Repeat the listing that follows, character for character, minus the pictures.

☆ ☆ ☆ ☆

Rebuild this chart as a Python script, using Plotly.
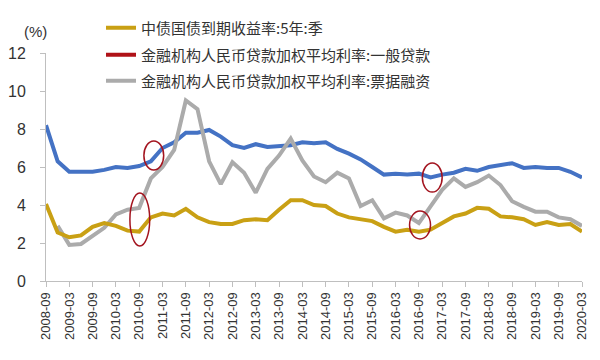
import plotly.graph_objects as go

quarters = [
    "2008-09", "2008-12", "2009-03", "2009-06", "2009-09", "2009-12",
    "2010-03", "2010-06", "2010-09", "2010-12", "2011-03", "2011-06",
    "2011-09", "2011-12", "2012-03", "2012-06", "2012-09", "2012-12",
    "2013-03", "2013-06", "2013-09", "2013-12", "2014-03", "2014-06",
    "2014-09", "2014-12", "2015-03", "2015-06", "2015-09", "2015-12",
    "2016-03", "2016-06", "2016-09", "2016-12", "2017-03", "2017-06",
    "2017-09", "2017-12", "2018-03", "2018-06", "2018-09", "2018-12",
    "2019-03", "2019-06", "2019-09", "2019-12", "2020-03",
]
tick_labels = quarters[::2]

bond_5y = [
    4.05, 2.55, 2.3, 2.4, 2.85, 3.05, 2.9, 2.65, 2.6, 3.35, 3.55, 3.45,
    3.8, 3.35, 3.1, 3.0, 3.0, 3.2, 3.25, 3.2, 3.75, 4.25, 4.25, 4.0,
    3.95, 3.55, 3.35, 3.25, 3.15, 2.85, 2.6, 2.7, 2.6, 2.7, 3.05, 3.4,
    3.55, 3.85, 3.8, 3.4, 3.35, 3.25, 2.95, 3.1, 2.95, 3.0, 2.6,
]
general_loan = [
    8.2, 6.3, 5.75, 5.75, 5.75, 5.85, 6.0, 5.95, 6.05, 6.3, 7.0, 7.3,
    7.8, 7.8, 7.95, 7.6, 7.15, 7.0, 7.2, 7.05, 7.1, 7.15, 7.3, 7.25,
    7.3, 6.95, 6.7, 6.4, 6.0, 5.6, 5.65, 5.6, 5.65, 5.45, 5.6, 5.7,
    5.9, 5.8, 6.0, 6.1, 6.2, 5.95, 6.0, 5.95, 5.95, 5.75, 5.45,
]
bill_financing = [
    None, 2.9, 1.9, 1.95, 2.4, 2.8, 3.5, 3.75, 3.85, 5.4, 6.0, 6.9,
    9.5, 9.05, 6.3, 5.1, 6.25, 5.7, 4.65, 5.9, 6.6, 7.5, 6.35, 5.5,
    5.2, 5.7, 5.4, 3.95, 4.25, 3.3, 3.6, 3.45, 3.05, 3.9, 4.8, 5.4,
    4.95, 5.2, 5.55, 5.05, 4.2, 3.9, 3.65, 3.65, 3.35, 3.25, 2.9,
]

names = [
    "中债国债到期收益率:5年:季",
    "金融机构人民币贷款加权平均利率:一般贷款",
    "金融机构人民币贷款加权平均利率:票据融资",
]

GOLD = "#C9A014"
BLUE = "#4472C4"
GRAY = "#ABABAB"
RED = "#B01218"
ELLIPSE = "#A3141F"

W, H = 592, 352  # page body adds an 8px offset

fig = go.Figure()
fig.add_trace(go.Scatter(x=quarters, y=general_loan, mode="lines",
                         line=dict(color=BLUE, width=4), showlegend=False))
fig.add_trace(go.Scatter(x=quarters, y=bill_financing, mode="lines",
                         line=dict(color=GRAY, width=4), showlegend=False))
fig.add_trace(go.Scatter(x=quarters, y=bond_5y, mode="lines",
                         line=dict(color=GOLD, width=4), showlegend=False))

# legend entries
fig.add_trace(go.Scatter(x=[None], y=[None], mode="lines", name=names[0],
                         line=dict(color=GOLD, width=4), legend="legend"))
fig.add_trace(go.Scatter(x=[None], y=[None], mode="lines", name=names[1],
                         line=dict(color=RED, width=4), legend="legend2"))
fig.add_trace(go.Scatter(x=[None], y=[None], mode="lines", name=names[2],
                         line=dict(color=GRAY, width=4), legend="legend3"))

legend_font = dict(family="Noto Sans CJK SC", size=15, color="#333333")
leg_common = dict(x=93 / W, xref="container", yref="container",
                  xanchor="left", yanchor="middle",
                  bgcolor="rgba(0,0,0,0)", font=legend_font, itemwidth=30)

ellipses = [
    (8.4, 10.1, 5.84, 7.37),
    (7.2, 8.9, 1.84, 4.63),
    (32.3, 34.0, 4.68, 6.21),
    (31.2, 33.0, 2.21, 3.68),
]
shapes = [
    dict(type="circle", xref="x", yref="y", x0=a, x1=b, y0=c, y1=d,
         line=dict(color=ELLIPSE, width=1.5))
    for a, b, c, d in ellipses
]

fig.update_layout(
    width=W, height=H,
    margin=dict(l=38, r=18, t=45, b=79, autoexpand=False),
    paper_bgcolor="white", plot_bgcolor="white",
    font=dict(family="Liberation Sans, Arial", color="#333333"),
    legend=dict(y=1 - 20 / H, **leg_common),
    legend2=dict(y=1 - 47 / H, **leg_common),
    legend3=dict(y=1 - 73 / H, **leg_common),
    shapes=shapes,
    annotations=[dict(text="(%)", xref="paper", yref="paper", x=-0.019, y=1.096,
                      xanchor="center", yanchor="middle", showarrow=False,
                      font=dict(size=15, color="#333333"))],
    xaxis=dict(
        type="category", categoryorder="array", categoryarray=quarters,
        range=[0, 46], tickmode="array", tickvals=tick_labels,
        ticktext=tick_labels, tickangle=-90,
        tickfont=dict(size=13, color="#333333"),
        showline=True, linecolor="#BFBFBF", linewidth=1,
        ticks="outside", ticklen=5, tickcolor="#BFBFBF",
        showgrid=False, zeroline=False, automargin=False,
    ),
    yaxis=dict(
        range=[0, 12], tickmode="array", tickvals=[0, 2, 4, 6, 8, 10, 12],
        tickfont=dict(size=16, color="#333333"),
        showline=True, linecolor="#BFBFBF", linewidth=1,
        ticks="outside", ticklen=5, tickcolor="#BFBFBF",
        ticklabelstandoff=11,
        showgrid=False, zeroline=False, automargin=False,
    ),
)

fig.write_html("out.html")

☆ ☆ ☆ ☆

Finished answer:
Rebuild this chart as a Python script, using Plotly.
import plotly.graph_objects as go

quarters = [
    "2008-09", "2008-12", "2009-03", "2009-06", "2009-09", "2009-12",
    "2010-03", "2010-06", "2010-09", "2010-12", "2011-03", "2011-06",
    "2011-09", "2011-12", "2012-03", "2012-06", "2012-09", "2012-12",
    "2013-03", "2013-06", "2013-09", "2013-12", "2014-03", "2014-06",
    "2014-09", "2014-12", "2015-03", "2015-06", "2015-09", "2015-12",
    "2016-03", "2016-06", "2016-09", "2016-12", "2017-03", "2017-06",
    "2017-09", "2017-12", "2018-03", "2018-06", "2018-09", "2018-12",
    "2019-03", "2019-06", "2019-09", "2019-12", "2020-03",
]
tick_labels = quarters[::2]

bond_5y = [
    4.05, 2.55, 2.3, 2.4, 2.85, 3.05, 2.9, 2.65, 2.6, 3.35, 3.55, 3.45,
    3.8, 3.35, 3.1, 3.0, 3.0, 3.2, 3.25, 3.2, 3.75, 4.25, 4.25, 4.0,
    3.95, 3.55, 3.35, 3.25, 3.15, 2.85, 2.6, 2.7, 2.6, 2.7, 3.05, 3.4,
    3.55, 3.85, 3.8, 3.4, 3.35, 3.25, 2.95, 3.1, 2.95, 3.0, 2.6,
]
general_loan = [
    8.2, 6.3, 5.75, 5.75, 5.75, 5.85, 6.0, 5.95, 6.05, 6.3, 7.0, 7.3,
    7.8, 7.8, 7.95, 7.6, 7.15, 7.0, 7.2, 7.05, 7.1, 7.15, 7.3, 7.25,
    7.3, 6.95, 6.7, 6.4, 6.0, 5.6, 5.65, 5.6, 5.65, 5.45, 5.6, 5.7,
    5.9, 5.8, 6.0, 6.1, 6.2, 5.95, 6.0, 5.95, 5.95, 5.75, 5.45,
]
bill_financing = [
    None, 2.9, 1.9, 1.95, 2.4, 2.8, 3.5, 3.75, 3.85, 5.4, 6.0, 6.9,
    9.5, 9.05, 6.3, 5.1, 6.25, 5.7, 4.65, 5.9, 6.6, 7.5, 6.35, 5.5,
    5.2, 5.7, 5.4, 3.95, 4.25, 3.3, 3.6, 3.45, 3.05, 3.9, 4.8, 5.4,
    4.95, 5.2, 5.55, 5.05, 4.2, 3.9, 3.65, 3.65, 3.35, 3.25, 2.9,
]

names = [
    "中债国债到期收益率:5年:季",
    "金融机构人民币贷款加权平均利率:一般贷款",
    "金融机构人民币贷款加权平均利率:票据融资",
]

GOLD = "#C9A014"
BLUE = "#4472C4"
GRAY = "#ABABAB"
RED = "#B01218"
ELLIPSE = "#A3141F"

W, H = 592, 352  # page body adds an 8px offset

fig = go.Figure()
fig.add_trace(go.Scatter(x=quarters, y=general_loan, mode="lines",
                         line=dict(color=BLUE, width=4), showlegend=False))
fig.add_trace(go.Scatter(x=quarters, y=bill_financing, mode="lines",
                         line=dict(color=GRAY, width=4), showlegend=False))
fig.add_trace(go.Scatter(x=quarters, y=bond_5y, mode="lines",
                         line=dict(color=GOLD, width=4), showlegend=False))

# legend entries
fig.add_trace(go.Scatter(x=[None], y=[None], mode="lines", name=names[0],
                         line=dict(color=GOLD, width=4), legend="legend"))
fig.add_trace(go.Scatter(x=[None], y=[None], mode="lines", name=names[1],
                         line=dict(color=RED, width=4), legend="legend2"))
fig.add_trace(go.Scatter(x=[None], y=[None], mode="lines", name=names[2],
                         line=dict(color=GRAY, width=4), legend="legend3"))

legend_font = dict(family="Noto Sans CJK SC", size=15, color="#333333")
leg_common = dict(x=93 / W, xref="container", yref="container",
                  xanchor="left", yanchor="middle",
                  bgcolor="rgba(0,0,0,0)", font=legend_font, itemwidth=30)

ellipses = [
    (8.4, 10.1, 5.84, 7.37),
    (7.2, 8.9, 1.84, 4.63),
    (32.3, 34.0, 4.68, 6.21),
    (31.2, 33.0, 2.21, 3.68),
]
shapes = [
    dict(type="circle", xref="x", yref="y", x0=a, x1=b, y0=c, y1=d,
         line=dict(color=ELLIPSE, width=1.5))
    for a, b, c, d in ellipses
]

fig.update_layout(
    width=W, height=H,
    margin=dict(l=38, r=18, t=45, b=79, autoexpand=False),
    paper_bgcolor="white", plot_bgcolor="white",
    font=dict(family="Liberation Sans, Arial", color="#333333"),
    legend=dict(y=1 - 20 / H, **leg_common),
    legend2=dict(y=1 - 47 / H, **leg_common),
    legend3=dict(y=1 - 73 / H, **leg_common),
    shapes=shapes,
    annotations=[dict(text="(%)", xref="paper", yref="paper", x=-0.019, y=1.096,
                      xanchor="center", yanchor="middle", showarrow=False,
                      font=dict(size=15, color="#333333"))],
    xaxis=dict(
        type="category", categoryorder="array", categoryarray=quarters,
        range=[0, 46], tickmode="array", tickvals=tick_labels,
        ticktext=tick_labels, tickangle=-90,
        tickfont=dict(size=13, color="#333333"),
        showline=True, linecolor="#BFBFBF", linewidth=1,
        ticks="outside", ticklen=5, tickcolor="#BFBFBF",
        showgrid=False, zeroline=False, automargin=False,
    ),
    yaxis=dict(
        range=[0, 12], tickmode="array", tickvals=[0, 2, 4, 6, 8, 10, 12],
        tickfont=dict(size=16, color="#333333"),
        showline=True, linecolor="#BFBFBF", linewidth=1,
        ticks="outside", ticklen=5, tickcolor="#BFBFBF",
        ticklabelstandoff=11,
        showgrid=False, zeroline=False, automargin=False,
    ),
)

fig.write_html("out.html")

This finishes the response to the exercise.